The mystifying Seven Virgins | Sunday Observer

The mystifying Seven Virgins

27 January, 2019
The Seven Virgin hills
The Seven Virgin hills

Not many places in Sri Lanka can be as enchanting and perhaps even momentarily eerie-looking as a mountain range in the central south of the country, called, the Seven Virgins. (aka Saptha Kanya)

It may not be a tourist attraction and perhaps it is better off left that way for the Virgins would like to stay that way, untouched and unspoiled. The sight from a distance alone may be enough and more for anyone who appreciates beauty of the legendary kind. It is like the Seven Virgins are the true keepers of nature at its most splendour.

While other mountain ranges may have their stories to tell, the Seven Virgins does not have any intention of attracting wrong onlookers and that’s because beauty is only in the eye of the beholder.

The best way to enjoy the company of the Seven Virgins is on a cool sunny day, and what they have to offer is a feeling of admiring the thunder and wonder of nature. Villagers who live by its towering heights will tell the visitor stories of how some of her untamed denizens such as leopards carry away their dogs for dinner, or how the night can be as soundless with only the call of an owl or the sharp sudden cry of death of one animal at the hands of another.

The Seven Virgins may only have been confined to tourist brochures or the student of Geography. But it became famous after a plane crashed into its massif in 1974 and 191 people never walked free from such a place of rugged beauty.

Their torn-apart, burnt and dismembered remains were interned in one mass grave marked by a tombstone at the foot of the Seven Virgins that has now given way to jungle tide. Some experts are even baffled to find out why from among the numerous mountain ranges in the south-central part of the country, the ill-fated flight from Martin Air in Holland had to follow a trajectory over her in the stillness of the night and then be sucked into its mystic powers.

It was like the Virgins had given the plane the kiss of death as it came too close for one of its wings to brush against her and then make a deadly swerve into smithereens.

The enticing beauty of Seven Virgins can be seen in each of their pristine peaks as one can be as contrasting from the other although they all stand collectively like nothing more evergreen.

An explorer stood gazing at her majestic beauty for hours on end and the only time he moved a muscle was to adjust his camera lens and photograph her from every angle for the best and most cherished shot.

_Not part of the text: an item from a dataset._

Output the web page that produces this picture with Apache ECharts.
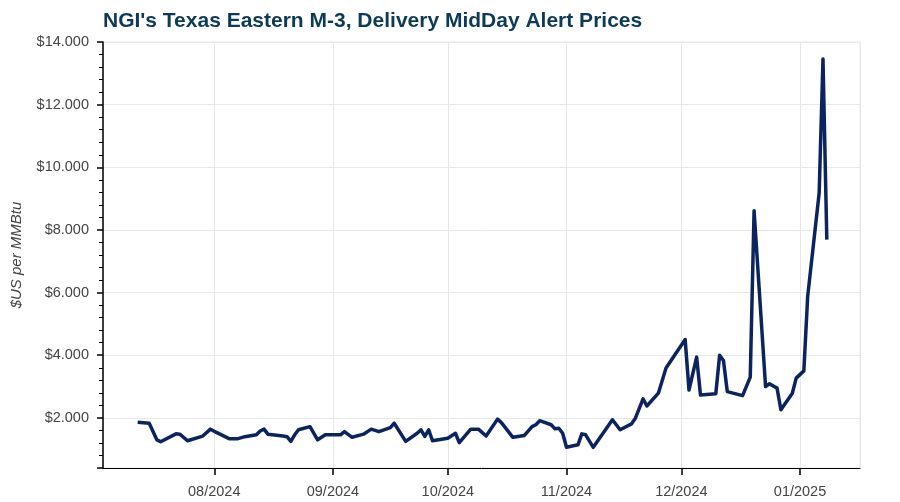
<!DOCTYPE html>
<html>
<head>
<meta charset="utf-8">
<script src="https://cdn.jsdelivr.net/npm/echarts@6/dist/echarts.min.js"></script>
<style>
html,body{margin:0;padding:0;background:#fff;}
#chart{width:900px;height:502px;}
</style>
</head>
<body>
<div id="chart"></div>
<script>
const dates = [
"2024-07-12","2024-07-15","2024-07-17","2024-07-18","2024-07-22","2024-07-23","2024-07-25","2024-07-29","2024-07-31",
"2024-08-01","2024-08-05","2024-08-07","2024-08-09","2024-08-12","2024-08-13","2024-08-14","2024-08-15","2024-08-19",
"2024-08-20","2024-08-21","2024-08-22","2024-08-23","2024-08-26","2024-08-28","2024-08-30",
"2024-09-03","2024-09-04","2024-09-06","2024-09-09","2024-09-11","2024-09-13","2024-09-16","2024-09-17","2024-09-20",
"2024-09-23","2024-09-24","2024-09-25","2024-09-26","2024-09-27",
"2024-10-01","2024-10-03","2024-10-04","2024-10-07","2024-10-09","2024-10-11","2024-10-14","2024-10-15","2024-10-18",
"2024-10-21","2024-10-23","2024-10-24","2024-10-25","2024-10-28","2024-10-29","2024-10-30","2024-10-31",
"2024-11-01","2024-11-04","2024-11-05","2024-11-06","2024-11-08","2024-11-13","2024-11-15","2024-11-18","2024-11-19",
"2024-11-21","2024-11-22","2024-11-25","2024-11-27",
"2024-12-02","2024-12-03","2024-12-05","2024-12-06","2024-12-10","2024-12-11","2024-12-12","2024-12-13","2024-12-17",
"2024-12-19","2024-12-20","2024-12-23","2024-12-24","2024-12-26","2024-12-27","2024-12-30","2024-12-31",
"2025-01-02","2025-01-03","2025-01-06","2025-01-07","2025-01-08"
];
const prices = [
1.86,1.83,1.30,1.24,1.49,1.48,1.27,1.42,1.64,
1.57,1.33,1.33,1.40,1.46,1.58,1.64,1.48,1.42,
1.40,1.25,1.46,1.62,1.72,1.30,1.46,
1.46,1.56,1.38,1.48,1.64,1.56,1.69,1.83,1.25,
1.51,1.62,1.41,1.62,1.27,
1.35,1.51,1.21,1.64,1.64,1.42,1.96,1.85,1.38,
1.44,1.72,1.78,1.91,1.78,1.65,1.67,1.51,
1.06,1.14,1.49,1.46,1.06,1.94,1.62,1.81,1.99,
2.61,2.38,2.79,3.59,
4.50,2.89,3.94,2.73,2.77,4.00,3.83,2.84,2.71,
3.30,8.61,3.00,3.09,2.95,2.26,2.79,3.27,
3.50,5.88,9.18,13.46,7.69
];
const yTickValues = [2,4,6,8,10,12,14];
const titleText = "NGI's Texas Eastern M-3, Delivery MidDay Alert Prices";
const yAxisTitle = "$US per MMBtu";

const seriesData = dates.map((d, i) => {
  const p = d.split('-').map(Number);
  return [new Date(p[0], p[1] - 1, p[2]).getTime(), prices[i]];
});

function pad(n){ return (n < 10 ? '0' : '') + n; }

const chart = echarts.init(document.getElementById('chart'), null, {renderer: 'canvas'});
const FONT = "'Liberation Sans', Arial, sans-serif";
chart.setOption({
  animation: false,
  backgroundColor: '#ffffff',
  title: {
    text: titleText,
    left: 98,
    top: 6,
    textStyle: {fontFamily: FONT, fontSize: 21, fontWeight: 'bold', color: '#0d3b56'}
  },
  grid: {
    left: 103, right: 40, top: 42, bottom: 34,
    containLabel: false,
    outerBoundsMode: 'none',
    show: true, borderColor: '#e8e8e8', borderWidth: 1
  },
  xAxis: {
    type: 'time',
    min: new Date(2024, 6, 2, 22, 30).getTime(),
    max: new Date(2025, 0, 16, 16, 0).getTime(),
    minInterval: 28 * 86400000,
    maxInterval: 31 * 86400000,
    axisLine: {show: true, lineStyle: {color: '#000', width: 1}},
    axisTick: {show: true, length: 7, lineStyle: {color: '#000', width: 1.5}},
    axisLabel: {
      show: true, margin: 16, fontFamily: FONT, fontSize: 14.5, color: '#444',
      showMinLabel: false, showMaxLabel: false,
      formatter: function (v) {
        const d = new Date(v);
        if (d.getDate() !== 1 || d.getHours() !== 0) return '';
        return pad(d.getMonth() + 1) + '/' + d.getFullYear();
      }
    },
    splitLine: {show: true, lineStyle: {color: '#e8e8e8', width: 1}}
  },
  yAxis: {
    type: 'value',
    min: 0.4,
    max: 14,
    splitNumber: 7,
    name: yAxisTitle,
    nameLocation: 'middle',
    nameGap: 79,
    nameTextStyle: {fontFamily: FONT, fontSize: 15, fontStyle: 'italic', color: '#444'},
    axisLine: {show: true, lineStyle: {color: '#000', width: 1.5}},
    axisTick: {show: true, length: 6, lineStyle: {color: '#000', width: 1.5}},
    minorTick: {show: true, splitNumber: 5, length: 4, lineStyle: {color: '#000', width: 1}},
    axisLabel: {
      margin: 14, fontFamily: FONT, fontSize: 14.5, color: '#444',
      formatter: function (v) {
        if (yTickValues.indexOf(Math.round(v * 1000) / 1000) < 0) return '';
        return '$' + v.toFixed(3);
      }
    },
    splitLine: {show: true, lineStyle: {color: '#e8e8e8', width: 1}}
  },
  series: [{
    type: 'line',
    data: seriesData,
    showSymbol: false,
    symbol: 'none',
    smooth: false,
    lineStyle: {color: '#0b2460', width: 3.5, join: 'round'}
  }]
});
</script>
</body>
</html>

Some travellers, trekkers and experts talk of Knuckles as probably the best and most scenic mountain formation in the country, but Seven Virgins will never cry out to be on the top shelf. These are Virgins that speak for themselves, symbols of power, beauty and protection except for one tragedy.

That tragedy may also be gradually moving away into the where-are-they-now files and if it does not, it could only show how inseparable that even beauty and the beast could be.